Commemorations were held on Monday at the sites of the attack - at New York's World Trade Center, the Pentagon in Virginia, and Shanksville, Pennsylvania, where a plane crashed into a field after passengers overpowered the hijackers.
Vice President Kamala Harris joined victims' families at the 9/11 memorial in New York, where the twin towers of the World Trade Center fell.
"I wish I had a chance to really know you. Everyone in the family misses you. We will never forget," said the grandson of firefighter Allan Tarasiewicz, who died aged 45 during the rescue there.
At the Pentagon, bagpipes and The Star-Spangled Banner were performed in front of military personnel and civilians. People could be seen saluting and holding their hands over their hearts.
"September 11 made America a nation at war, and hundreds of thousands stepped up to serve our country in uniform," Defense Secretary Lloyd Austin said at the Pentagon ceremony.
"I know that it aches to remember this milestone year after year... The men and women of the Department of Defense will always remember."
Moments of silence, tolling bells, candlelight vigils and other activities were held across the country on the day the US Department of Defense and others now call Patriot Day.

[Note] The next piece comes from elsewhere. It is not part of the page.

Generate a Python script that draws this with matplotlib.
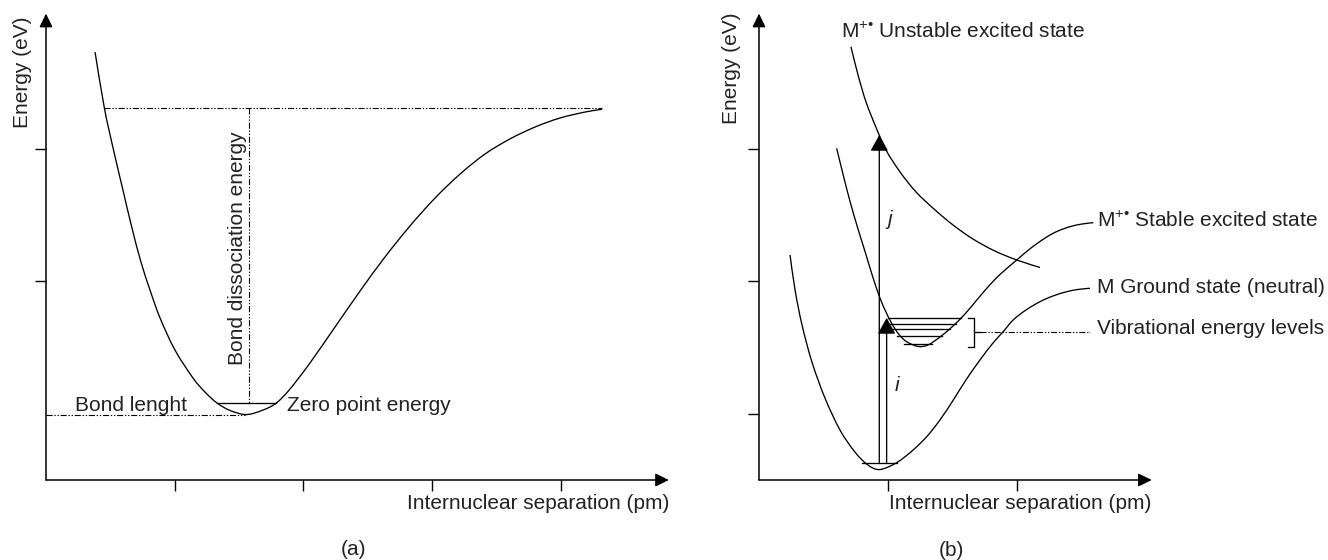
import matplotlib.pyplot as plt
from matplotlib.path import Path
from matplotlib.patches import PathPatch

plt.rcParams['font.family'] = ['Liberation Sans', 'DejaVu Sans']
plt.rcParams['mathtext.fontset'] = 'custom'
plt.rcParams['mathtext.rm'] = 'Liberation Sans'
plt.rcParams['mathtext.it'] = 'Liberation Sans:italic'

# (a) potential well
well_x = [0.381, 0.453, 0.521, 0.594, 0.668, 0.738, 0.808, 0.886, 1.002, 1.142, 1.235, 1.329,
          1.430, 1.554, 1.678, 1.787, 1.896, 2.051, 2.246, 2.440, 2.634, 2.828, 3.023, 3.217,
          3.411, 3.605, 3.800, 3.994, 4.188, 4.320]
well_y = [3.230, 2.810, 2.506, 2.204, 1.902, 1.645, 1.434, 1.223, 0.981, 0.770, 0.664, 0.581,
          0.525, 0.494, 0.525, 0.579, 0.687, 0.883, 1.155, 1.426, 1.683, 1.917, 2.128, 2.309,
          2.460, 2.574, 2.664, 2.732, 2.777, 2.798]
dissoc_y = 2.804
dissoc_x = [0.453, 4.320]
zero_point_y = 0.581
zero_point_x = [1.329, 1.790]
r_eq = 1.580
bond_len_y = 0.491

# (b) ground state, stable and unstable excited states
ground_x = [0.241, 0.280, 0.334, 0.411, 0.512, 0.629, 0.745, 0.846, 0.939, 1.069, 1.188, 1.302,
            1.405, 1.509, 1.607, 1.716, 1.817, 1.894, 1.974, 2.073, 2.182, 2.283, 2.389, 2.477,
            2.570]
ground_y = [1.698, 1.434, 1.170, 0.891, 0.619, 0.377, 0.211, 0.113, 0.079, 0.131, 0.219, 0.327,
            0.453, 0.604, 0.755, 0.906, 1.034, 1.117, 1.208, 1.283, 1.346, 1.389, 1.421, 1.438,
            1.447]
stable_x = [0.603, 0.656, 0.710, 0.769, 0.827, 0.881, 0.939, 0.986, 1.033, 1.087, 1.149, 1.237,
            1.312, 1.405, 1.498, 1.592, 1.685, 1.778, 1.871, 2.001, 2.112, 2.234, 2.321, 2.415,
            2.508, 2.596]
stable_y = [2.503, 2.294, 2.091, 1.894, 1.713, 1.540, 1.374, 1.268, 1.177, 1.098, 1.042, 1.008,
            1.019, 1.079, 1.155, 1.245, 1.351, 1.457, 1.551, 1.660, 1.751, 1.834, 1.879, 1.912,
            1.932, 1.942]
unstable_x = [0.714, 0.769, 0.831, 0.901, 0.986, 1.095, 1.219, 1.359, 1.506, 1.661, 1.832, 2.003,
              2.182]
unstable_y = [3.270, 3.057, 2.853, 2.679, 2.491, 2.325, 2.174, 2.045, 1.925, 1.819, 1.728, 1.660,
              1.604]
ground_zero_y = 0.131
ground_zero_x = [0.797, 1.069]
vib_y = [1.223, 1.181, 1.140, 1.087, 1.030]
vib_left = [1.005, 1.018, 1.035, 1.070, 1.126]
vib_right = [1.568, 1.530, 1.483, 1.421, 1.343]
arrow_j = (0.934, 2.604)
arrow_i = (0.991, 1.223)

dashdot = (0, (5.5, 1.6, 1.2, 1.6, 1.2, 1.6))
lw = 0.95
fs = 15
tc = '#222222'


def smooth_curve(ax, xs, ys):
    # draw a smooth curve through the read points (Catmull-Rom as Bezier path)
    pts = list(zip(xs, ys))
    verts = [pts[0]]
    codes = [Path.MOVETO]
    for i in range(len(pts) - 1):
        p0 = pts[max(i - 1, 0)]
        p1 = pts[i]
        p2 = pts[i + 1]
        p3 = pts[min(i + 2, len(pts) - 1)]
        c1 = (p1[0] + (p2[0] - p0[0]) / 6, p1[1] + (p2[1] - p0[1]) / 6)
        c2 = (p2[0] - (p3[0] - p1[0]) / 6, p2[1] - (p3[1] - p1[1]) / 6)
        verts += [c1, c2, p2]
        codes += [Path.CURVE4] * 3
    ax.add_patch(PathPatch(Path(verts, codes), fill=False, edgecolor='k', lw=lw))


fig = plt.figure(figsize=(13.28, 5.6), dpi=100)
ax_a = fig.add_axes([46 / 1328, 80 / 560, 622.9 / 1328, 466.4 / 560])
ax_b = fig.add_axes([759 / 1328, 80 / 560, 392.8 / 1328, 466.4 / 560])
ax_a.set_xlim(0, 4.84)
ax_b.set_xlim(0, 3.05)

for ax in (ax_a, ax_b):
    ax.set_ylim(0, 3.52)
    for s in ax.spines.values():
        s.set_visible(False)
    ax.tick_params(direction='out', length=8, width=1, labelbottom=False, labelleft=False)
    # axes with arrow heads
    for tip in [(1, 0), (0, 1)]:
        ax.annotate('', xy=tip, xytext=(0, 0), xycoords='axes fraction',
                    arrowprops=dict(arrowstyle='-|>,head_length=0.45,head_width=0.22',
                                    color='k', lw=1.1, mutation_scale=18,
                                    shrinkA=0, shrinkB=0))
    ax.text(1.0, -0.178, 'Internuclear separation (pm)', transform=ax.get_yaxis_transform(),
            ha='right', va='center', fontsize=fs, color=tc)

ax_a.set_xticks([1, 2, 3, 4])
ax_a.set_yticks([1.5, 2.5])
ax_b.set_xticks([1, 2])
ax_b.set_yticks([0.5, 1.5, 2.5])

# ---- panel (a)
smooth_curve(ax_a, well_x, well_y)
ax_a.plot(dissoc_x, [dissoc_y, dissoc_y], color='k', lw=0.8, ls=dashdot)
ax_a.plot([r_eq, r_eq], [dissoc_y, zero_point_y], color='k', lw=0.8, ls=dashdot)
ax_a.plot(zero_point_x, [zero_point_y, zero_point_y], color='k', lw=lw)
ax_a.plot([0, 1.55], [bond_len_y, bond_len_y], color='k', lw=0.8, ls=dashdot)

ax_a.text(-0.179, 3.08, 'Energy (eV)', rotation=90, ha='center', va='center', fontsize=fs, color=tc)
ax_a.text(1.488, 1.751, 'Bond dissociation energy', rotation=90, ha='center', va='center',
          fontsize=fs, color=tc)
ax_a.text(0.225, 0.523, 'Bond lenght', ha='left', va='baseline', fontsize=fs, color=tc)
ax_a.text(1.876, 0.523, 'Zero point energy', ha='left', va='baseline', fontsize=fs, color=tc)
ax_a.text(2.389, -0.528, '(a)', ha='center', va='center', fontsize=fs, color=tc, clip_on=False)

# ---- panel (b)
smooth_curve(ax_b, ground_x, ground_y)
smooth_curve(ax_b, stable_x, stable_y)
smooth_curve(ax_b, unstable_x, unstable_y)
ax_b.plot(ground_zero_x, [ground_zero_y, ground_zero_y], color='k', lw=lw)
for y, x0, x1 in zip(vib_y, vib_left, vib_right):
    ax_b.plot([x0, x1], [y, y], color='k', lw=lw)

for x, top in (arrow_j, arrow_i):
    ax_b.annotate('', xy=(x, top), xytext=(x, ground_zero_y),
                  arrowprops=dict(arrowstyle='-|>,head_length=0.45,head_width=0.25',
                                  color='k', lw=lw, mutation_scale=22, shrinkA=0, shrinkB=0))

# bracket for vibrational levels
ax_b.plot([1.625, 1.672, 1.672, 1.625], [vib_y[0], vib_y[0], 1.006, 1.006], color='k', lw=lw)
ax_b.plot([1.672, 1.716], [1.115, 1.115], color='k', lw=lw)
ax_b.plot([1.716, 2.570], [1.115, 1.115], color='k', lw=0.8, ls=dashdot)

ax_b.text(1.017, 1.965, 'j', style='italic', ha='center', va='center', fontsize=fs, color=tc)
ax_b.text(1.068, 0.712, 'i', style='italic', ha='center', va='center', fontsize=fs, color=tc)
ax_b.text(-0.21, 3.11, 'Energy (eV)', rotation=90, ha='center', va='center', fontsize=fs, color=tc)
ax_b.text(0.637, 3.381, 'M$^{+\u2022}$ Unstable excited state', ha='left', va='center',
          fontsize=fs, color=tc)
ax_b.text(2.622, 1.952, 'M$^{+\u2022}$ Stable excited state', ha='left', va='center',
          fontsize=fs, color=tc, clip_on=False)
ax_b.text(2.622, 1.453, 'M Ground state (neutral)', ha='left', va='center',
          fontsize=fs, color=tc, clip_on=False)
ax_b.text(2.622, 1.143, 'Vibrational energy levels', ha='left', va='center',
          fontsize=fs, color=tc, clip_on=False)
ax_b.text(1.491, -0.53, '(b)', ha='center', va='center', fontsize=fs, color=tc, clip_on=False)

fig.savefig('out.png', dpi=100)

Boy Scouts and Girl Scouts raised and lowered the US flag at a commemoration in Fenton, Missouri, the location of a Heroes Memorial that includes a piece of steel from the World Trade Center and a plaque honouring a 9/11 victim.
"We're just a little bitty community," said Fenton Mayor Joe Maurath, but "it's important for us to continue to remember these events. Not just 9/11, but all of the events that make us free", the Associated Press reported.

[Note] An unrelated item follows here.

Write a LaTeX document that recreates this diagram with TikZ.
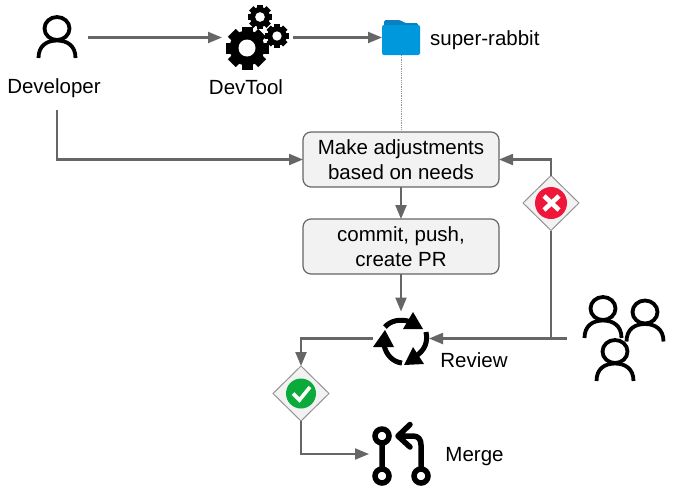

In New Jersey's Monmouth County, 9/11 was made a holiday this year for county employees.
Members of Minnesota's St Joseph Fire Department spent time on Sunday doing the annual 9/11 stair climb, climbing to the top of the hose tower and back down 28 times, according to local news.
The 2,240-stair march simulated the 110 stories climbed by firefighters in the World Trade Center 22 years ago, and honoured the lives of more than 300 firefighters who died during rescue efforts.
The 9/11 attacks were the deadliest assault on US soil since the 1941 Japanese attack on Pearl Harbour, Hawaii, where 2,400 people were killed.